[EXERCISE TASK]
Keep only the lines of the data below that contain "with", and copy them.
** start INFORMATION GIVEN **
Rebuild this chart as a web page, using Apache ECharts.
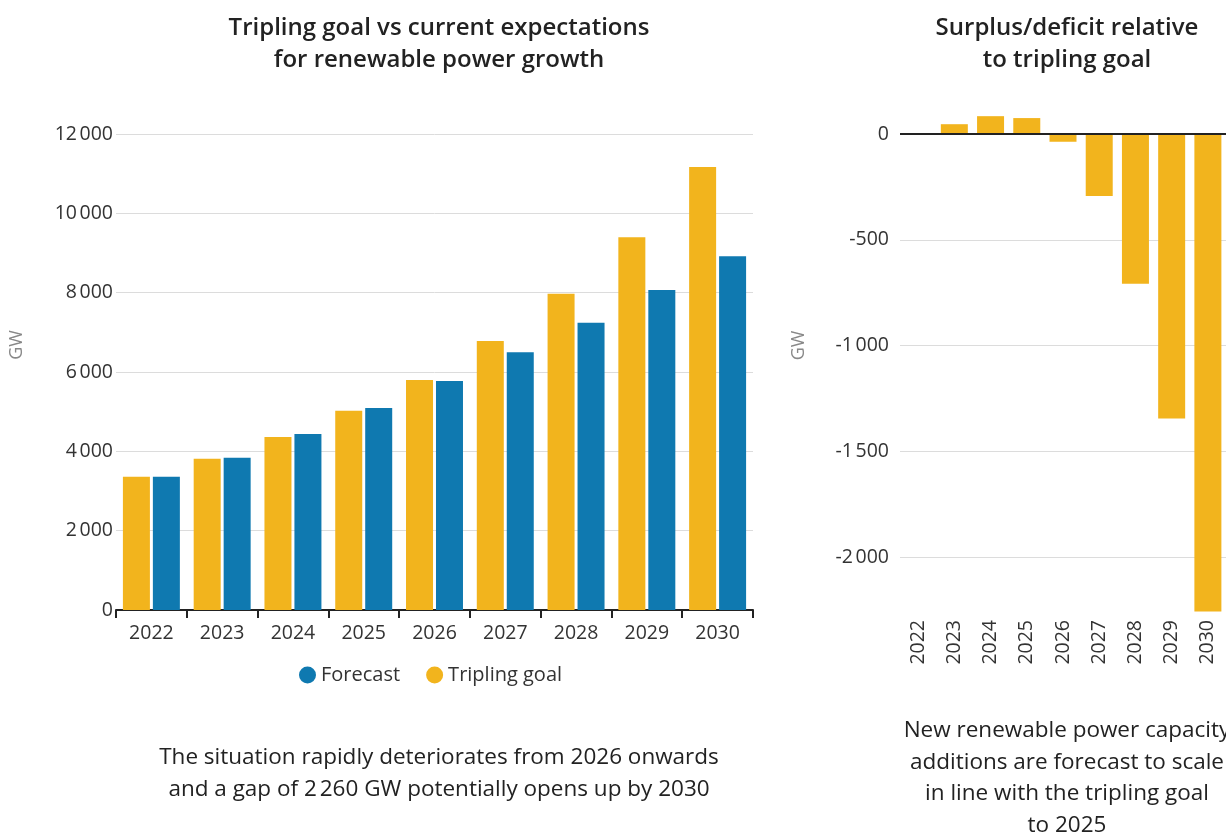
<!DOCTYPE html>
<html>
<head>
<meta charset="utf-8">
<script src="https://cdn.jsdelivr.net/npm/echarts@6/dist/echarts.min.js"></script>
<style>
  html, body { margin: 0; padding: 0; background: #fff; }
  #chart { width: 1226px; height: 838px; }
</style>
</head>
<body>
<div id="chart"></div>
<script>
const years = ['2022', '2023', '2024', '2025', '2026', '2027', '2028', '2029', '2030'];
const triplingGoal = [3360, 3810, 4360, 5020, 5800, 6780, 7970, 9400, 11170];
const forecast = [3360, 3840, 4440, 5090, 5770, 6500, 7240, 8070, 8920];
const surplusDeficit = [0, 47, 85, 76, -36, -292, -707, -1345, -2258];

const YELLOW = '#F2B41D';
const BLUE = '#0F79B0';
const FONT = '"Open Sans", "Noto Sans", sans-serif';

// 12000 -> "12 000"
function fmt(v) {
  return String(v).replace(/\B(?=(\d{3})+(?!\d))/g, '\u202f');
}

const chart = echarts.init(document.getElementById('chart'));
chart.setOption({
  animation: false,
  textStyle: { fontFamily: FONT },
  title: [
    {
      text: 'Tripling goal vs current expectations\nfor renewable power growth',
      left: 434, top: 7, textAlign: 'center',
      textStyle: { fontSize: 24, fontWeight: 600, color: '#222', lineHeight: 32, fontFamily: FONT }
    },
    {
      text: 'Surplus/deficit relative\nto tripling goal',
      left: 1062, top: 7, textAlign: 'center',
      textStyle: { fontSize: 24, fontWeight: 600, color: '#222', lineHeight: 32, fontFamily: FONT }
    },
    {
      text: 'The situation rapidly deteriorates from 2026 onwards\nand a gap of 2\u202f260 GW potentially opens up by 2030',
      left: 434, top: 737, textAlign: 'center',
      textStyle: { fontSize: 22.5, fontWeight: 400, color: '#222', lineHeight: 32, fontFamily: FONT }
    },
    {
      text: 'New renewable power capacity\nadditions are forecast to scale\nin line with the tripling goal\nto 2025',
      left: 1062, top: 710, textAlign: 'center',
      textStyle: { fontSize: 22.5, fontWeight: 400, color: '#222', lineHeight: 31.5, fontFamily: FONT }
    }
  ],
  legend: {
    data: ['Forecast', 'Tripling goal'],
    left: 294, top: 660,
    icon: 'circle', itemWidth: 17, itemHeight: 17, itemGap: 26, itemTextGap: 9,
    textStyle: { fontSize: 20, color: '#333', fontFamily: FONT }
  },
  grid: [
    { left: 115, top: 134, width: 638, height: 476 },
    { left: 900, top: 113, width: 326, height: 499 }
  ],
  xAxis: [
    {
      type: 'category', gridIndex: 0, data: years,
      axisLine: { lineStyle: { color: '#222', width: 2 } },
      axisTick: { show: true, length: 8, lineStyle: { color: '#222', width: 2 } },
      axisLabel: { fontSize: 19.5, color: '#333', margin: 13 }
    },
    {
      type: 'category', gridIndex: 1, data: years,
      axisLine: { show: false, onZero: false },
      axisTick: { show: false },
      axisLabel: { fontSize: 19.5, color: '#333', rotate: 90, margin: 8 }
    }
  ],
  yAxis: [
    {
      type: 'value', gridIndex: 0, min: 0, max: 12000, interval: 2000,
      name: 'GW', nameLocation: 'middle', nameGap: 90,
      nameTextStyle: { fontSize: 18, color: '#888', padding: [0, 0, 0, 54] },
      axisLine: { show: false }, axisTick: { show: false },
      axisLabel: { fontSize: 19.5, color: '#333', margin: 3, formatter: fmt },
      splitLine: { lineStyle: { color: '#dcdcdc', width: 1 } }
    },
    {
      type: 'value', gridIndex: 1, min: -2260, max: 100, splitNumber: 5,
      name: 'GW', nameLocation: 'middle', nameGap: 92,
      nameTextStyle: { fontSize: 18, color: '#888', padding: [0, 0, 0, 34] },
      axisLine: { show: false }, axisTick: { show: false },
      axisLabel: { fontSize: 19.5, color: '#333', margin: 11, formatter: fmt, showMinLabel: false, showMaxLabel: false },
      splitLine: { showMinLine: false, showMaxLine: false, lineStyle: { color: '#dcdcdc', width: 1 } }
    }
  ],
  series: [
    {
      name: 'Tripling goal', type: 'bar', xAxisIndex: 0, yAxisIndex: 0,
      data: triplingGoal, barWidth: 27, barGap: '11%',
      itemStyle: { color: YELLOW }
    },
    {
      name: 'Forecast', type: 'bar', xAxisIndex: 0, yAxisIndex: 0,
      data: forecast, barWidth: 27, barGap: '11%',
      itemStyle: { color: BLUE }
    },
    {
      name: 'Surplus/deficit', type: 'bar', xAxisIndex: 1, yAxisIndex: 1,
      data: surplusDeficit, barWidth: 27,
      itemStyle: { color: YELLOW },
      markLine: {
        silent: true, symbol: 'none', label: { show: false },
        lineStyle: { color: '#222', width: 2, type: 'solid' },
        data: [{ yAxis: 0 }]
      }
    }
  ]
});
</script>
</body>
</html>
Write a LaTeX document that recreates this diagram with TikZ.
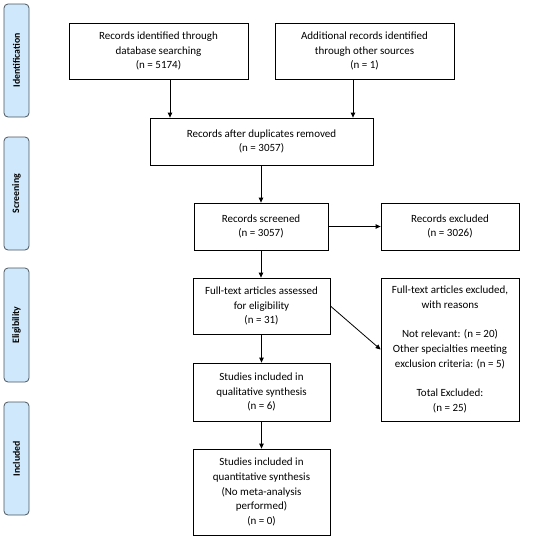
\documentclass[tikz,border=0pt]{standalone}
\usepackage{fontspec}
\setmainfont{Carlito}
\usepackage{xcolor}
\usetikzlibrary{positioning, arrows.meta, calc}
\definecolor{phaseblue}{HTML}{CFE8FB}
\definecolor{phaseedge}{HTML}{4A5560}

\begin{document}
\begin{tikzpicture}[x=1pt, y=-1pt,
    box/.style={draw, line width=0.8pt, align=center, inner sep=2pt,
                font=\fontsize{11}{14.7}\selectfont},
    phase/.style={draw=phaseedge, fill=phaseblue, rounded corners=4pt, line width=0.8pt,
                  minimum width=25pt},
    phasetext/.style={rotate=90, font=\fontsize{9.8}{12}\selectfont\bfseries},
    arr/.style={-{Triangle[length=5pt, width=4.5pt]}, line width=0.8pt},
]
\useasboundingbox (0,0) rectangle (550,539);

% Phase labels (left)
\node[phase, minimum height=113pt] (pid) at (16.5, 60.5) {};
\node[phasetext] (tid) at (pid) {Identification};
\node[phase, minimum height=113pt] (pscr) at (16.5, 193.5) {};
\node[phasetext] (tscr) at (pscr) {Screening};
\node[phase, minimum height=114pt] (pel) at (16.5, 325) {};
\node[phasetext] (tel) at (pel) {Eligibility};
\node[phase, minimum height=113pt] (pinc) at (16.5, 458.5) {};
\node[phasetext] (tinc) at (pinc) {Included};

% Flow boxes
\node[box, minimum width=179pt, minimum height=56pt] (dbrec) at (158.5, 51)
  {Records identified through\\database searching\\(n = 5174)};
\node[box, minimum width=179pt, minimum height=56pt] (othrec) at (364.5, 51)
  {Additional records identified\\through other sources\\(n = 1)};
\node[box, minimum width=223pt, minimum height=47pt] (dedup) at (261.5, 141.5)
  {Records after duplicates removed\\(n = 3057)};
\node[box, minimum width=134pt, minimum height=47pt] (screened) at (261, 226.5)
  {Records screened\\(n = 3057)};
\node[box, minimum width=138pt, minimum height=47pt] (recexcl) at (450, 226.5)
  {Records excluded\\(n = 3026)};
\node[box, minimum width=137pt, minimum height=56pt] (fulltext) at (261.5, 306)
  {Full-text articles assessed\\for eligibility\\(n = 31)};
\node[box, minimum width=138pt, minimum height=143pt] (ftexcl) at (450, 349.5)
  {Full-text articles excluded,\\with reasons\\[14.7pt]Not relevant: (n = 20)\\Other specialties meeting\\exclusion criteria: (n = 5)\\[14.7pt]Total Excluded:\\(n = 25)};
\node[box, minimum width=137pt, minimum height=58pt] (qual) at (261.5, 392)
  {Studies included in\\qualitative synthesis\\(n = 6)};
\node[box, minimum width=137pt, minimum height=86pt] (quant) at (261.5, 492)
  {Studies included in\\quantitative synthesis\\(No meta-analysis\\performed)\\(n = 0)};

% Connectors
\draw[arr] ([xshift=11.5pt]dbrec.south) -- ([xshift=11.5pt]dbrec.south |- dedup.north);
\draw[arr] ([xshift=-11.5pt]othrec.south) -- ([xshift=-11.5pt]othrec.south |- dedup.north);
\draw[arr] (dedup.south -| screened.north) -- (screened.north);
\draw[arr] (screened.east) -- (recexcl.west);
\draw[arr] (screened.south) -- (screened.south |- fulltext.north);
\draw[arr] (fulltext.east) -- (ftexcl.west);
\draw[arr] (fulltext.south) -- (qual.north);
\draw[arr] (qual.south) -- (quant.north);

\end{tikzpicture}
\end{document}
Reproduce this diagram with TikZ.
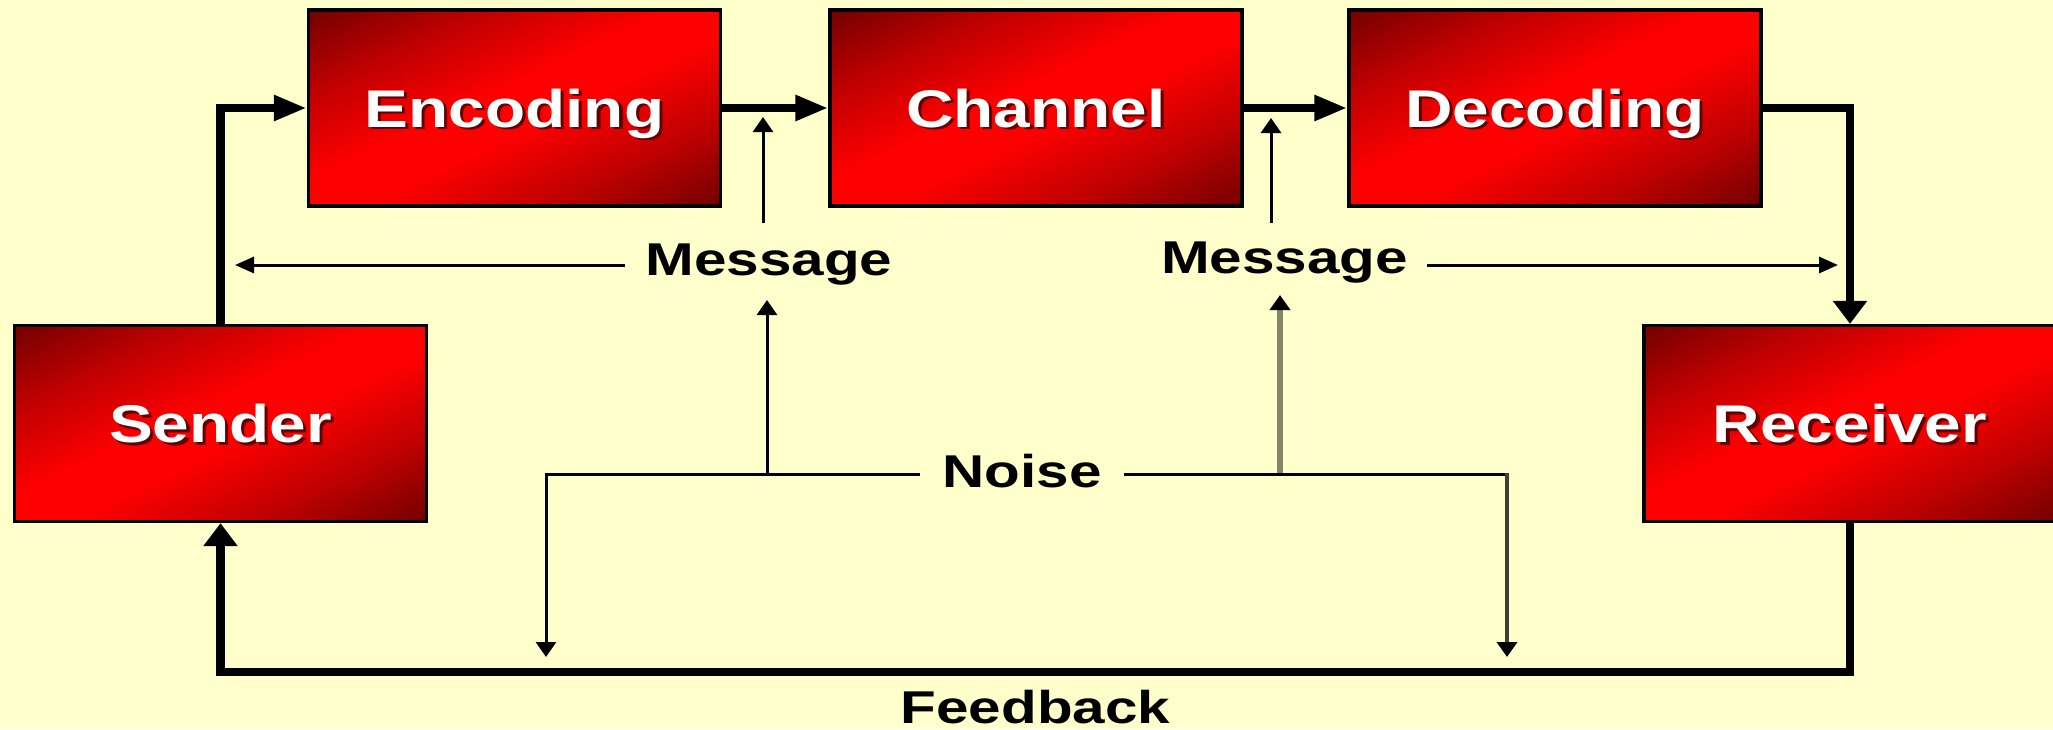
\documentclass[tikz,border=0pt]{standalone}
\usepackage{fontspec}
\setmainfont{Liberation Sans}
\usetikzlibrary{arrows.meta}
\definecolor{bg}{HTML}{FFFFCC}
\definecolor{dred}{HTML}{780000}
\definecolor{mred}{HTML}{C00000}
\definecolor{bred}{HTML}{FF0000}
\definecolor{shred}{HTML}{600000}
\definecolor{gline}{HTML}{85856A}
\definecolor{dgline}{HTML}{404030}
\pgfdeclareverticalshading{boxshade}{100bp}{color(0bp)=(dred); color(26bp)=(dred); color(36bp)=(mred); color(47bp)=(bred); color(53bp)=(bred); color(64bp)=(mred); color(74bp)=(dred); color(100bp)=(dred)}
\newcommand\shtxt[1]{\scalebox{1.24}[1]{\rlap{\kern2.5pt\raisebox{-2.5pt}{\color{shred}#1}}\textcolor{white}{#1}}}
\newcommand\lbltxt[1]{\scalebox{1.27}[1]{#1}}
% red box: name, x, y, text
\newcommand\redbox[4]{%
  \begin{scope}
    \clip (#2-206,#3-98) rectangle (#2+206,#3+98);
    \shade[shading=boxshade,
      transform canvas={shift={(#2,#3)}, xscale=206, yscale=98, rotate=45, scale=1.4142}]
      (-1.01,-1.01) rectangle (1.01,1.01);
  \end{scope}
  \node[box] (#1) at (#2,#3) {\shtxt{#4}};}
\begin{document}
\begin{tikzpicture}[x=1pt,y=-1pt,
  box/.style={draw=black, line width=3.3pt, minimum width=412pt, minimum height=196pt,
    inner sep=0pt,
    font=\fontsize{53pt}{60pt}\selectfont\bfseries, text height=38pt, text depth=0pt},
  lbl/.style={font=\fontsize{46pt}{52pt}\selectfont\bfseries, text height=33pt, inner ysep=0pt},
  fat/.style={line width=8.5pt},
  tipH/.style={-{Triangle[length=33pt,width=24pt]}},
  tipV/.style={-{Triangle[length=23pt,width=33pt]}},
  slim/.style={line width=3pt},
  stipH/.style={-{Triangle[length=19pt,width=16pt]}},
  stipV/.style={-{Triangle[length=15pt,width=20pt]}}
]
\fill[bg] (0,0) rectangle (2053,729);
\useasboundingbox (0,0) rectangle (2053,729);

% boxes
\redbox{S}{220.5}{423.5}{Sender}
\redbox{E}{514.5}{108}{Encoding}
\redbox{C}{1036}{108}{Channel}
\redbox{D}{1555}{108}{Decoding}
\redbox{R}{1850}{423.5}{Receiver}

% labels
\node[lbl, text depth=13pt, inner xsep=20pt, inner ysep=19pt] (ML) at (769,265) {\lbltxt{Message}};
\node[lbl, text depth=17pt, inner xsep=19pt, inner ysep=17pt] (MR) at (1284.5,265) {\lbltxt{Message}};
\node[lbl, text depth=7pt, inner xsep=22.5pt] (N) at (1022,474) {\lbltxt{Noise}};
\node[lbl, anchor=base] (FB) at (1035.5,723) {\lbltxt{Feedback}};

% main flow
\draw[fat,tipH] (S) |- (E);
\draw[fat,tipH] (E) -- (C);
\draw[fat,tipH] (C) -- (D);
\draw[fat,tipV] (D) -| (R);
\coordinate (fb) at (1035,672);
\draw[fat,tipV] (R.south) |- (fb) -| (S.south);

% message arrows
\coordinate (mlL) at (235,265);
\draw[slim,stipH] (ML.west) -- (mlL);
\coordinate (mrR) at (1838,265);
\draw[slim,stipH] (MR.east) -- (mrR);
\coordinate (a1) at (763,117);
\draw[slim,stipV] (ML.north -| a1) -- (a1);
\coordinate (a2) at (1271,118);
\draw[slim,stipV] (MR.north -| a2) -- (a2);

% noise arrows
\coordinate (a3) at (767,300);
\draw[slim,stipV] (N.west -| a3) -- (a3);
\coordinate (a4) at (1280,295);
\draw[line width=6pt, gline, -{Triangle[length=15pt,width=20pt,color=black]}] (N.east -| a4) -- (a4);
\coordinate (nl) at (546,657);
\draw[slim,stipV] (N.west) -| (nl);
\coordinate (nr) at (1507,657);
\draw[slim] (N.east) -- (N.east -| nr);
\draw[line width=4pt, dgline, -{Triangle[length=15pt,width=20pt,color=black]}] ([yshift=1.5pt]N.east -| nr) -- (nr);
\end{tikzpicture}
\end{document}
** end INFORMATION GIVEN **
[SOLUTION]
      text: 'New renewable power capacity\nadditions are forecast to scale\nin line with the tripling goal\nto 2025',
Write a LaTeX document that recreates this diagram with TikZ.
  {Full-text articles excluded,\\with reasons\\[14.7pt]Not relevant: (n = 20)\\Other specialties meeting\\exclusion criteria: (n = 5)\\[14.7pt]Total Excluded:\\(n = 25)};
Reproduce this diagram with TikZ.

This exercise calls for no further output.